#### SHORT TASK:
Write out the data below exactly as given, without any of its pictures.

#### RECORDED DATA:
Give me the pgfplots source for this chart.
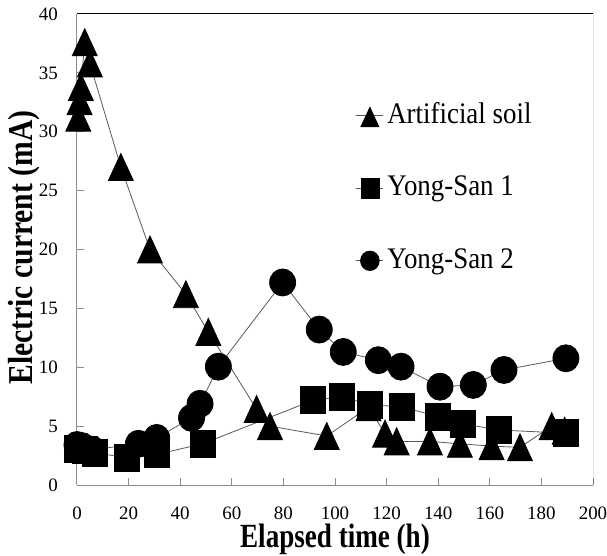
\documentclass[border=0pt]{standalone}
\usepackage{fontspec}
\setmainfont{Liberation Serif}
\usepackage{graphicx}
\usepackage{pgfplots}
\pgfplotsset{compat=1.18}

\begin{document}
\begin{tikzpicture}
\begin{axis}[
    scale only axis,
    width=516bp, height=471bp,
    xmin=0, xmax=200, ymin=0, ymax=40,
    xtick={0,20,...,200},
    ytick={0,5,...,40},
    axis lines*=left,
    axis line style={draw=black!45, line width=1bp},
    tick style={draw=black!45, line width=1bp},
    major tick length=7bp,
    tick align=inside,
    /pgf/number format/assume math mode=true,
    ticklabel style={font=\fontsize{19}{19}\selectfont},
    xticklabel style={anchor=base, inner sep=0pt, yshift=-34bp},
    yticklabel style={anchor=east, inner sep=0pt, xshift=-19bp},
    xlabel={\scalebox{0.8}[1]{\fontsize{34}{34}\selectfont\bfseries Elapsed time (h)}},
    xlabel style={at={(rel axis cs:0.5,0)}, anchor=base, inner sep=0pt, yshift=-62bp},
    ylabel={\scalebox{0.85}[1]{\fontsize{35}{35}\selectfont\bfseries Electric current (mA)}},
    ylabel style={at={(rel axis cs:-0.0853,0.504)}, anchor=base, rotate=0, inner sep=0pt},
    legend style={at={(rel axis cs:0.5407,0.8125)}, anchor=north west,
        draw=none, fill=none, inner sep=0pt, outer sep=0pt,
        row sep=45.5bp, column sep=3.5bp,
        font=\fontsize{30}{30}\selectfont,
        nodes={inner sep=0pt, text height=21bp, text depth=6bp}},
    legend cell align=left,
    legend image code/.code={
        \draw[mark repeat=2, mark phase=2, #1, every mark/.append style={scale=0.72}]
            plot coordinates {(0bp,0bp) (13.5bp,0bp) (27bp,0bp)};
    },
]
\addplot[draw=black!65, line width=0.8bp, mark=triangle*, mark size=14.4bp,
    mark options={yshift=-4.5bp, yscale=1.25, fill=black, draw=black}]
coordinates {
    (0.5,31.2) (1,32.6) (1.5,33.8) (3,37.6) (5,35.8) (17,27.0) (28.3,20.0)
    (42.2,16.2) (50.9,13.0) (69.6,6.45) (74.8,5.0) (96.8,4.16) (113,6.6)
    (119.4,4.36) (123.9,3.7) (136.8,3.7) (148.4,3.5) (160.7,3.3) (171.7,3.2)
    (184,5.0) (189,4.6)
};
\addlegendentry{\scalebox{0.9}[1]{Artificial soil}}
\addplot[draw=black!65, line width=0.8bp, mark=square*, mark size=12.5bp,
    mark options={yscale=1.08, fill=black, draw=black}]
coordinates {
    (0,3.1) (3,3.0) (7,2.75) (19.3,2.3) (30.9,2.6) (48.7,3.5) (91.6,7.2)
    (102.6,7.5) (113.6,6.8) (125.9,6.65) (140,5.8) (149.5,5.2) (163.6,4.67)
    (189.5,4.4)
};
\addlegendentry{\scalebox{0.9}[1]{Yong-San 1}}
\addplot[draw=black!65, line width=0.8bp, mark=*, mark size=13bp,
    mark options={yscale=1.04, fill=black, draw=black}]
coordinates {
    (0,3.4) (2,3.3) (6,3.0) (23.8,3.5) (30.9,4.0) (44.4,5.7) (47.7,6.9)
    (54.8,10.05) (79.7,17.2) (93.9,13.2) (103.2,11.3) (116.8,10.6)
    (125.6,10.05) (140.7,8.35) (153.6,8.5) (165.5,9.77) (189.5,10.76)
};
\addlegendentry{\scalebox{0.9}[1]{Yong-San 2}}
\draw[black, line width=1bp] (rel axis cs:0,1) -- (rel axis cs:1,1) -- (rel axis cs:1,0);
\end{axis}
\pgfresetboundingbox
\path (-77bp,-71bp) rectangle (530bp,485bp);
\end{tikzpicture}
\end{document}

#### SOLUTION TO THE EXERCISE:
Give me the pgfplots source for this chart.
\documentclass[border=0pt]{standalone}
\usepackage{fontspec}
\setmainfont{Liberation Serif}
\usepackage{graphicx}
\usepackage{pgfplots}
\pgfplotsset{compat=1.18}

\begin{document}
\begin{tikzpicture}
\begin{axis}[
    scale only axis,
    width=516bp, height=471bp,
    xmin=0, xmax=200, ymin=0, ymax=40,
    xtick={0,20,...,200},
    ytick={0,5,...,40},
    axis lines*=left,
    axis line style={draw=black!45, line width=1bp},
    tick style={draw=black!45, line width=1bp},
    major tick length=7bp,
    tick align=inside,
    /pgf/number format/assume math mode=true,
    ticklabel style={font=\fontsize{19}{19}\selectfont},
    xticklabel style={anchor=base, inner sep=0pt, yshift=-34bp},
    yticklabel style={anchor=east, inner sep=0pt, xshift=-19bp},
    xlabel={\scalebox{0.8}[1]{\fontsize{34}{34}\selectfont\bfseries Elapsed time (h)}},
    xlabel style={at={(rel axis cs:0.5,0)}, anchor=base, inner sep=0pt, yshift=-62bp},
    ylabel={\scalebox{0.85}[1]{\fontsize{35}{35}\selectfont\bfseries Electric current (mA)}},
    ylabel style={at={(rel axis cs:-0.0853,0.504)}, anchor=base, rotate=0, inner sep=0pt},
    legend style={at={(rel axis cs:0.5407,0.8125)}, anchor=north west,
        draw=none, fill=none, inner sep=0pt, outer sep=0pt,
        row sep=45.5bp, column sep=3.5bp,
        font=\fontsize{30}{30}\selectfont,
        nodes={inner sep=0pt, text height=21bp, text depth=6bp}},
    legend cell align=left,
    legend image code/.code={
        \draw[mark repeat=2, mark phase=2, #1, every mark/.append style={scale=0.72}]
            plot coordinates {(0bp,0bp) (13.5bp,0bp) (27bp,0bp)};
    },
]
\addplot[draw=black!65, line width=0.8bp, mark=triangle*, mark size=14.4bp,
    mark options={yshift=-4.5bp, yscale=1.25, fill=black, draw=black}]
coordinates {
    (0.5,31.2) (1,32.6) (1.5,33.8) (3,37.6) (5,35.8) (17,27.0) (28.3,20.0)
    (42.2,16.2) (50.9,13.0) (69.6,6.45) (74.8,5.0) (96.8,4.16) (113,6.6)
    (119.4,4.36) (123.9,3.7) (136.8,3.7) (148.4,3.5) (160.7,3.3) (171.7,3.2)
    (184,5.0) (189,4.6)
};
\addlegendentry{\scalebox{0.9}[1]{Artificial soil}}
\addplot[draw=black!65, line width=0.8bp, mark=square*, mark size=12.5bp,
    mark options={yscale=1.08, fill=black, draw=black}]
coordinates {
    (0,3.1) (3,3.0) (7,2.75) (19.3,2.3) (30.9,2.6) (48.7,3.5) (91.6,7.2)
    (102.6,7.5) (113.6,6.8) (125.9,6.65) (140,5.8) (149.5,5.2) (163.6,4.67)
    (189.5,4.4)
};
\addlegendentry{\scalebox{0.9}[1]{Yong-San 1}}
\addplot[draw=black!65, line width=0.8bp, mark=*, mark size=13bp,
    mark options={yscale=1.04, fill=black, draw=black}]
coordinates {
    (0,3.4) (2,3.3) (6,3.0) (23.8,3.5) (30.9,4.0) (44.4,5.7) (47.7,6.9)
    (54.8,10.05) (79.7,17.2) (93.9,13.2) (103.2,11.3) (116.8,10.6)
    (125.6,10.05) (140.7,8.35) (153.6,8.5) (165.5,9.77) (189.5,10.76)
};
\addlegendentry{\scalebox{0.9}[1]{Yong-San 2}}
\draw[black, line width=1bp] (rel axis cs:0,1) -- (rel axis cs:1,1) -- (rel axis cs:1,0);
\end{axis}
\pgfresetboundingbox
\path (-77bp,-71bp) rectangle (530bp,485bp);
\end{tikzpicture}
\end{document}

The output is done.